Citigroup has posted a worse-than-expected first quarter loss of $5.1 billion (£2.56 billion) after massive write-downs totalling $15.1 billion (£7.58 billion).
America's biggest bank was expected to post a loss of $4.75 billion (£2.38 billion), according to a survey compiled by Bloomberg.
Citigroup's revenue plunged 48 per cent to $13.2 billion (£6.6 billion), mainly on subprime-related write-downs, but also on written-off loans and credit cards.
Job fears rose on the news as Citigroup's chief executive Vikram Pandit has already warned the bank may slash 20 per cent of its workforce in a bid to cut costs.
Mr Pandit said: "During the first quarter, valuations of our subprime related exposures in fixed income markets and leveraged finance assets have further declined and credit costs in our consumer lending businesses have increased.
"We have taken decisive and significant actions to strengthen our balance sheet, including over $30 billion (£15 billion) of capital raised during December and January, a significant increase in our credit reserves, the sale of Redecard shares, the recently announced divestitures of CitiCapital and Diners Club International, and the realignment of and pending asset reductions in our mortgage business," Mr Pandit added.

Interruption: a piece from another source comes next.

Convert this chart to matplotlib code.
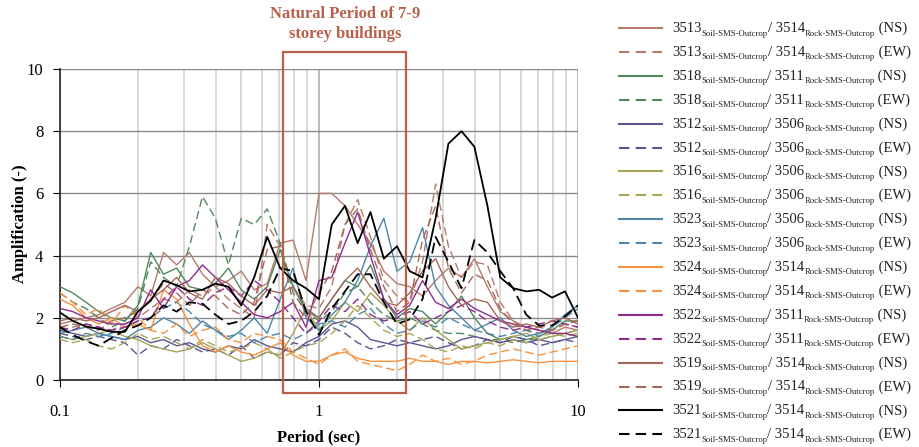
import matplotlib
matplotlib.use("Agg")
import matplotlib.pyplot as plt
from matplotlib.lines import Line2D
from matplotlib.patches import Rectangle

plt.rcParams['font.family'] = ['Liberation Serif', 'DejaVu Serif']

# periods (sec) at which the spectral ratios are sampled
period = [0.100, 0.112, 0.126, 0.141, 0.158, 0.178, 0.200, 0.224, 0.251, 0.282,
          0.316, 0.355, 0.398, 0.447, 0.501, 0.562, 0.631, 0.708, 0.794, 0.891,
          1.00, 1.12, 1.26, 1.41, 1.58, 1.78, 2.00, 2.24, 2.51, 2.82,
          3.16, 3.55, 3.98, 4.47, 5.01, 5.62, 6.31, 7.08, 7.94, 8.91, 10.0]

# amplification ratios, soil / rock outcrop
r3513_ns = [1.8, 1.9, 2.0, 2.1, 2.3, 2.5, 3.0, 2.7, 4.1, 3.7, 4.1, 3.4, 3.0, 3.2, 3.5, 2.9, 3.1, 4.4, 4.5, 3.2,
            6.0, 6.0, 5.6, 5.0, 4.4, 3.5, 3.1, 3.0, 2.7, 3.2, 3.6, 3.3, 3.9, 3.0, 2.2, 1.9, 1.7, 1.6, 1.5, 1.7, 1.6]
r3513_ew = [1.6, 1.7, 1.8, 1.7, 1.6, 1.8, 2.0, 2.3, 2.6, 2.5, 2.9, 2.7, 3.0, 2.6, 2.3, 2.0, 5.0, 4.3, 3.0, 2.4,
            2.3, 3.0, 5.0, 5.8, 4.6, 3.2, 2.7, 2.5, 3.8, 6.3, 4.3, 3.3, 3.8, 3.7, 2.5, 1.9, 1.6, 1.5, 1.6, 1.8, 1.7]
r3518_ns = [3.0, 2.8, 2.5, 2.2, 2.0, 1.9, 2.4, 4.1, 3.4, 3.6, 3.0, 2.9, 3.1, 3.6, 2.9, 2.6, 3.0, 4.2, 3.0, 2.3,
            2.0, 2.6, 3.2, 3.0, 3.7, 2.6, 2.0, 2.3, 2.2, 1.8, 2.2, 2.7, 2.0, 1.5, 1.3, 1.4, 1.3, 1.4, 1.6, 1.9, 1.9]
r3518_ew = [2.8, 2.5, 2.3, 2.0, 1.7, 1.9, 2.3, 3.8, 3.3, 3.0, 4.3, 5.9, 5.2, 3.7, 5.2, 5.0, 5.5, 4.4, 2.8, 2.2,
            1.9, 2.2, 2.8, 3.0, 2.5, 2.1, 1.9, 2.0, 1.8, 1.6, 1.5, 1.5, 1.4, 1.3, 1.3, 1.2, 1.3, 1.3, 1.4, 1.5, 1.6]
r3512_ns = [1.6, 1.5, 1.4, 1.5, 1.4, 1.3, 1.4, 1.2, 1.3, 1.1, 1.2, 1.0, 0.9, 1.1, 1.0, 1.3, 1.1, 1.0, 0.9, 1.2,
            1.4, 1.8, 1.9, 1.7, 1.3, 1.2, 1.1, 1.2, 1.1, 1.0, 1.1, 1.3, 1.4, 1.3, 1.2, 1.3, 1.2, 1.3, 1.2, 1.3, 1.4]
r3512_ew = [1.5, 1.4, 1.3, 1.4, 1.3, 1.2, 0.8, 1.1, 1.0, 1.3, 1.1, 0.9, 1.0, 0.8, 1.1, 0.7, 0.9, 0.8, 1.2, 1.1,
            1.3, 1.7, 1.5, 1.2, 1.0, 1.1, 1.3, 1.2, 1.3, 1.4, 1.2, 1.0, 1.1, 1.3, 1.2, 1.4, 1.3, 1.1, 1.2, 1.3, 1.2]
r3516_ns = [1.4, 1.3, 1.4, 1.5, 1.6, 1.4, 1.3, 1.1, 1.0, 0.9, 1.0, 1.2, 1.0, 0.8, 0.6, 0.7, 0.9, 0.8, 1.5, 2.3,
            1.6, 1.9, 2.5, 2.2, 2.8, 2.4, 1.9, 1.6, 2.0, 1.6, 1.3, 1.0, 1.1, 1.2, 1.3, 1.4, 1.5, 1.3, 1.4, 1.5, 1.6]
r3516_ew = [1.3, 1.2, 1.3, 1.1, 1.0, 1.2, 1.5, 1.3, 1.4, 1.2, 1.0, 1.3, 1.1, 0.9, 1.0, 1.2, 1.0, 0.7, 0.9, 1.1,
            1.2, 1.5, 1.9, 2.4, 2.0, 1.6, 1.4, 1.5, 1.3, 1.0, 0.9, 1.1, 1.0, 1.2, 1.1, 1.3, 1.2, 1.4, 1.5, 1.4, 1.5]
r3523_ns = [1.5, 1.6, 1.7, 1.5, 1.4, 1.3, 1.6, 1.7, 2.0, 1.8, 1.5, 1.9, 1.6, 1.3, 1.6, 2.0, 1.5, 2.6, 3.6, 2.0,
            1.6, 2.1, 2.5, 3.2, 4.3, 5.2, 3.5, 3.8, 4.9, 3.0, 2.4, 2.0, 1.6, 1.8, 2.0, 1.6, 1.4, 1.5, 1.7, 2.1, 2.4]
r3523_ew = [1.4, 1.3, 1.5, 1.4, 1.5, 1.7, 1.9, 2.0, 2.3, 2.5, 2.2, 1.8, 1.6, 1.4, 1.5, 1.2, 1.4, 1.5, 1.3, 1.5,
            1.8, 1.9, 1.7, 2.1, 2.3, 1.8, 1.5, 1.6, 1.9, 1.7, 2.0, 1.8, 1.6, 1.5, 1.4, 1.5, 1.6, 1.4, 1.7, 2.0, 2.3]
r3524_ns = [2.6, 2.4, 2.0, 1.8, 2.0, 1.7, 1.8, 1.6, 2.9, 2.6, 1.8, 1.1, 0.9, 1.1, 0.9, 0.8, 1.0, 1.2, 0.8, 0.6,
            0.6, 0.8, 0.9, 0.7, 0.6, 0.6, 0.6, 0.7, 0.6, 0.6, 0.5, 0.6, 0.6, 0.55, 0.6, 0.65, 0.6, 0.55, 0.6, 0.6, 0.6]
r3524_ew = [2.8, 2.5, 2.1, 2.3, 1.8, 2.4, 2.0, 1.6, 1.5, 1.8, 1.4, 1.6, 1.7, 1.3, 1.2, 1.5, 1.4, 1.3, 0.9, 0.7,
            0.5, 0.8, 1.0, 0.6, 0.5, 0.4, 0.3, 0.5, 0.8, 0.6, 0.7, 0.5, 0.6, 0.8, 0.9, 1.0, 0.9, 0.8, 0.9, 1.0, 1.1]
r3522_ns = [2.3, 2.2, 2.0, 1.9, 1.8, 1.8, 2.0, 2.9, 2.3, 3.0, 3.2, 3.7, 3.3, 2.9, 2.5, 2.1, 2.0, 2.2, 2.5, 1.7,
            3.2, 3.3, 4.4, 5.4, 4.0, 2.6, 2.1, 2.4, 3.2, 2.5, 2.3, 2.6, 2.3, 2.1, 1.9, 1.8, 1.7, 1.6, 1.5, 1.5, 1.4]
r3522_ew = [1.7, 1.6, 1.8, 1.7, 1.6, 1.7, 1.9, 2.0, 2.6, 3.0, 2.6, 2.4, 2.8, 3.0, 2.7, 3.2, 2.9, 2.5, 2.0, 1.5,
            1.9, 2.4, 2.2, 2.6, 2.1, 1.9, 2.0, 2.2, 1.8, 2.0, 2.2, 2.4, 2.2, 1.9, 1.7, 1.6, 1.7, 1.8, 1.9, 1.8, 1.7]
r3519_ns = [1.9, 2.0, 1.9, 2.0, 2.2, 2.4, 2.2, 2.6, 2.9, 3.3, 2.8, 2.6, 3.3, 3.1, 2.7, 2.4, 2.9, 2.8, 3.0, 2.2,
            2.0, 2.6, 3.2, 3.6, 3.0, 2.5, 2.4, 2.8, 3.5, 3.9, 3.0, 2.4, 2.6, 2.5, 1.9, 1.7, 1.8, 1.7, 1.9, 2.0, 1.8]
r3519_ew = [1.7, 1.8, 1.7, 1.6, 1.9, 2.0, 2.2, 2.6, 3.1, 2.8, 2.4, 2.9, 2.7, 2.3, 2.1, 2.5, 4.2, 4.3, 2.5, 2.0,
            2.8, 3.5, 5.0, 5.5, 4.2, 3.0, 2.2, 2.5, 4.5, 5.6, 3.6, 2.8, 3.4, 3.2, 2.3, 1.8, 1.6, 1.7, 1.6, 1.8, 1.9]
r3521_ns = [2.17, 1.9, 1.72, 1.65, 1.55, 1.55, 2.2, 2.55, 3.2, 3.05, 2.85, 2.9, 3.1, 3.0, 2.4, 3.3, 4.6, 3.6, 3.2, 2.95,
            2.6, 5.0, 5.6, 4.4, 5.4, 3.9, 4.3, 3.5, 3.3, 5.2, 7.6, 8.0, 7.5, 5.6, 3.3, 2.95, 2.85, 2.9, 2.65, 2.85, 2.0]
r3521_ew = [1.7, 1.45, 1.25, 1.1, 1.35, 1.6, 1.75, 2.0, 2.4, 2.2, 2.5, 2.45, 2.1, 1.8, 1.9, 2.2, 2.7, 3.6, 3.5, 2.2,
            1.45, 2.3, 2.85, 3.4, 3.4, 2.5, 1.8, 1.95, 2.6, 4.6, 3.8, 2.95, 4.5, 4.1, 3.5, 2.95, 2.1, 1.75, 1.75, 2.05, 2.4]

soil_station = ['3513', '3513', '3518', '3518', '3512', '3512', '3516', '3516', '3523',
                '3523', '3524', '3524', '3522', '3522', '3519', '3519', '3521', '3521']
rock_station = ['3514', '3514', '3511', '3511', '3506', '3506', '3506', '3506', '3506',
                '3506', '3514', '3514', '3511', '3511', '3514', '3514', '3514', '3514']
component = ['NS', 'EW'] * 9
ratios = [r3513_ns, r3513_ew, r3518_ns, r3518_ew, r3512_ns, r3512_ew, r3516_ns, r3516_ew,
          r3523_ns, r3523_ew, r3524_ns, r3524_ew, r3522_ns, r3522_ew, r3519_ns, r3519_ew,
          r3521_ns, r3521_ew]
pair_colors = ['#b57a6d', '#508a5c', '#5a5590', '#a7a457', '#4b87a6',
               '#f7913f', '#8f2b8f', '#a6665a', '#000000']

W, H = 920, 447
fig = plt.figure(figsize=(W / 100, H / 100), dpi=100)
ax = fig.add_axes([60 / W, 67 / H, 518 / W, 311 / H])

for i, vals in enumerate(ratios):
    col = pair_colors[i // 2]
    ls = '-' if component[i] == 'NS' else (0, (6, 3))
    lw = 1.3 if col == '#000000' else 1.0
    ax.plot(period, vals, color=col, ls=ls, lw=lw, zorder=3)

ax.set_xscale('log')
ax.set_xlim(0.1, 10)
ax.set_ylim(0, 10)
ax.set_xticks([0.1, 1, 10])
ax.set_xticklabels(['0.1', '1', '10'])
ax.set_yticks([0, 2, 4, 6, 8, 10])
ax.tick_params(axis='x', which='major', direction='out', length=5, pad=12, labelsize=12)
ax.tick_params(axis='y', which='major', direction='out', length=5, pad=7, labelsize=12)
ax.tick_params(axis='x', which='minor', length=0)
ax.grid(axis='y', which='major', color='#8a8a8a', lw=1.0, zorder=1)
ax.grid(axis='x', which='minor', color='#d6d6d6', lw=1.3, zorder=1)
ax.grid(axis='x', which='major', color='#b4b4b4', lw=1.3, zorder=1)
ax.set_axisbelow(True)
for s in ['top', 'right']:
    ax.spines[s].set_visible(False)
for s in ['left', 'bottom']:
    ax.spines[s].set_color('#222222')
    ax.spines[s].set_linewidth(1.2)

# band of natural periods for 7-9 storey buildings
box_color = '#b8604c'
ax.add_patch(Rectangle((0.726, -0.41), 2.17 - 0.726, 10.97, fill=False,
                       edgecolor=box_color, lw=1.6, clip_on=False, zorder=5))
fig.text(345 / W, 1 - 14 / H, 'Natural Period of 7-9', color=box_color,
         fontsize=12, fontweight='bold', ha='center', va='center')
fig.text(345 / W, 1 - 34 / H, 'storey buildings', color=box_color,
         fontsize=12, fontweight='bold', ha='center', va='center')

fig.text(319 / W, 1 - 437 / H, 'Period (sec)', fontsize=12, fontweight='bold',
         ha='center', va='center')
fig.text(20 / W, 1 - 224 / H, 'Amplification (-)', fontsize=12, fontweight='bold',
         ha='center', va='center', rotation=90)

# legend drawn row by row, subscripts placed piece by piece
renderer = fig.canvas.get_renderer()
txt_col = '#222222'
for i in range(len(ratios)):
    yc = 28 + 23.9 * i
    col = pair_colors[i // 2]
    ls = '-' if component[i] == 'NS' else (0, (5, 3))
    fig.add_artist(Line2D([619 / W, 662 / W], [1 - yc / H, 1 - yc / H], color=col, ls=ls, lw=1.5))
    pieces = [(soil_station[i], 10.5, 0), ('Soil-SMS-Outcrop', 6.2, 3.5),
              ('/ ' + rock_station[i], 10.5, 0), ('Rock-SMS-Outcrop', 6.2, 3.5),
              (' (' + component[i] + ')', 10.5, 0)]
    x = 672
    for s, size, drop in pieces:
        t = fig.text(x / W, 1 - (yc + 4 + drop) / H, s, fontsize=size, color=txt_col,
                     ha='left', va='baseline')
        x += t.get_window_extent(renderer).width

fig.savefig('out.png', dpi=100, facecolor='white')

Double-digit revenue growth in Asia, Latin America and Japan was offset by revenue declines in the US and Europe, the bank said. The net interest margin increased 30 basis points versus the fourth quarter 2007.
JP Morgan Chase reported a first quarter profit earlier in the week, although it was halved from last year, while Merrill Lynch reported a first-quarter loss of $2.14 billion (£1.07 billion) yesterday.